Questionable Motives

January 2, 2010

Why do herbicides become ineffective in just a few generations? And what does that have to do with people?

Filed under: agriculture,Bill Maher,Discovery,Evolution,Genetics,Science — tildeb @ 12:56 am

“While the long term effects of genome mutations are quite well understood, we did not know how often new mutations arise in the first place,” said Detlef Weigel, director at the Max Planck Institute in Germany. It is routine today to compare the genomes of related animal or plant species. Such comparisons, however, ignore mutations that have been lost in the millions of years since two species separated. The teams of Weigel and his colleague Michael Lynch at Indiana University therefore wanted to scrutinize the signature of evolution before selection occurs. To this end, they followed all genetic changes in five lines of the mustard relative Arabidopsis thaliana that occurred during 30 generations. In the genome of the final generation they then searched for differences to the genome of the original ancestor.

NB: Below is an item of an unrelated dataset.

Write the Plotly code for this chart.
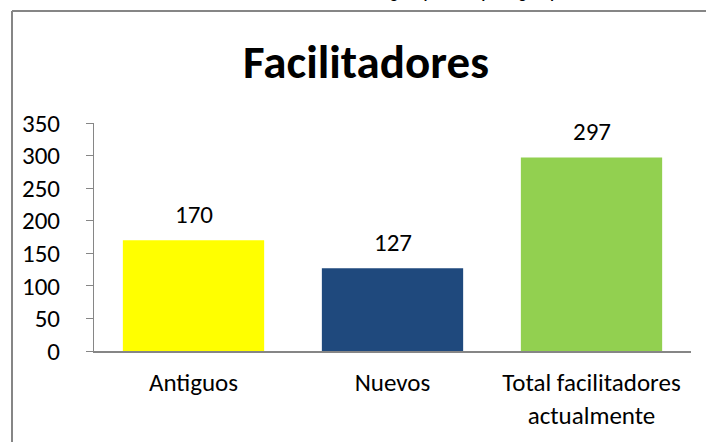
import plotly.graph_objects as go

# Datos
categorias = ['Antiguos', 'Nuevos', 'Total facilitadores<br>actualmente']
valores = [170, 127, 297]
colores = ['#FFFF00', '#1F497D', '#92D050']
ticks_y = [0, 50, 100, 150, 200, 250, 300, 350]

W, H = 706, 442
font_fam = 'Carlito, Calibri, Lato, sans-serif'

fig = go.Figure()

fig.add_trace(go.Bar(
    x=categorias, y=valores, marker_color=colores, width=0.71,
    marker_line_width=0, showlegend=False
))

# Etiquetas de datos
for c, v in zip(categorias, valores):
    fig.add_annotation(x=c, y=v, text=str(v), showarrow=False, yanchor='middle',
                       yshift=26, font=dict(size=25, color='#000000', family=font_fam))

# Titulo
fig.add_annotation(x=366 / W, y=1 - 62 / H, xref='paper', yref='paper', yanchor='middle',
                   text='<b>Facilitadores</b>',
                   showarrow=False, font=dict(size=47, color='#000000', family=font_fam))

# Texto cortado arriba (solo asoma el borde inferior)
fig.add_annotation(x=375 / W, y=1, xref='paper', yref='paper', yanchor='bottom', yshift=-4,
                   text='<b>Tabla 1. Número de facilitadores antiguos y nuevos por región y total</b>',
                   showarrow=False, font=dict(size=15, color='#000000', family=font_fam))

# Borde del area del grafico (solo se ven el lado izquierdo y el superior)
borde = dict(color='#868686', width=2)
fig.add_shape(type='line', xref='paper', yref='paper', x0=12 / W, x1=12 / W, y0=0, y1=1 - 11 / H, line=borde)
fig.add_shape(type='line', xref='paper', yref='paper', x0=12 / W, x1=1, y0=1 - 11 / H, y1=1 - 11 / H, line=borde)

fig.update_layout(
    width=W, height=H,
    margin=dict(l=0, r=0, t=0, b=0, autoexpand=False),
    paper_bgcolor='white', plot_bgcolor='white',
    bargap=0.29,
    xaxis=dict(domain=[94 / W, 691 / W], showline=True, linecolor='#868686', linewidth=2,
               ticks='', ticklabelstandoff=8, automargin=False,
               tickfont=dict(size=25, color='#000000', family=font_fam)),
    yaxis=dict(domain=[(H - 351) / H, (H - 123) / H], range=[0, 350], tickvals=ticks_y,
               showline=True, linecolor='#868686', linewidth=1, showgrid=False, zeroline=False,
               ticks='outside', ticklen=7, tickcolor='#868686', ticklabelstandoff=21, automargin=False,
               tickfont=dict(size=25, color='#000000', family=font_fam)),
)

fig.write_html('out.html', config={'displayModeBar': False},
               post_script="document.body.style.margin='0';document.body.style.overflow='hidden';")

The painstakingly detailed comparison of the entire revealed that in over the course of only a few years some 20 DNA building blocks, so called base pairs, had been mutated in each of the five lines. “The probability that any letter of the genome changes in a single generation is thus about one in 140 million,” explains Michael Lynch.

To put it differently, each seedling has on average one new mutation in each of the two copies of its genome that it inherits from mum and dad. To find these tiny alterations in the 120 million base pair genome of Arabidopsis was akin to finding the proverbial needle in a haystack, says Weigel: “To ferret out where the genome had changed was only possibly because of new methods that allowed us to screen the entire genome with high precision and in very short time.” Still, the effort was daunting: To distinguish true new mutations from detection errors, each letter in each genome had to be checked 30 times.

The number of new mutations in each individual plant might appear very small. But if one starts to consider that they occur in the genomes of every member of a species, it becomes clear how fluid the genome is: In a collection of only 60 million Arabidopsis plants, each letter in the genome is changed, on average, once. For an organism that produces thousands of seeds in each generation, 60 million is not such a big number at all.

Turning to the larger picture, Weigel suggests that changes in the human genome are at least as rapid as in Arabidopsis: “If you apply our findings to humans, then each of us will have on the order of 60 new that were not present in our parents.” With more than six billion people on our planet, this implies that on average each letter of the human genome is altered in dozens of fellow citizens.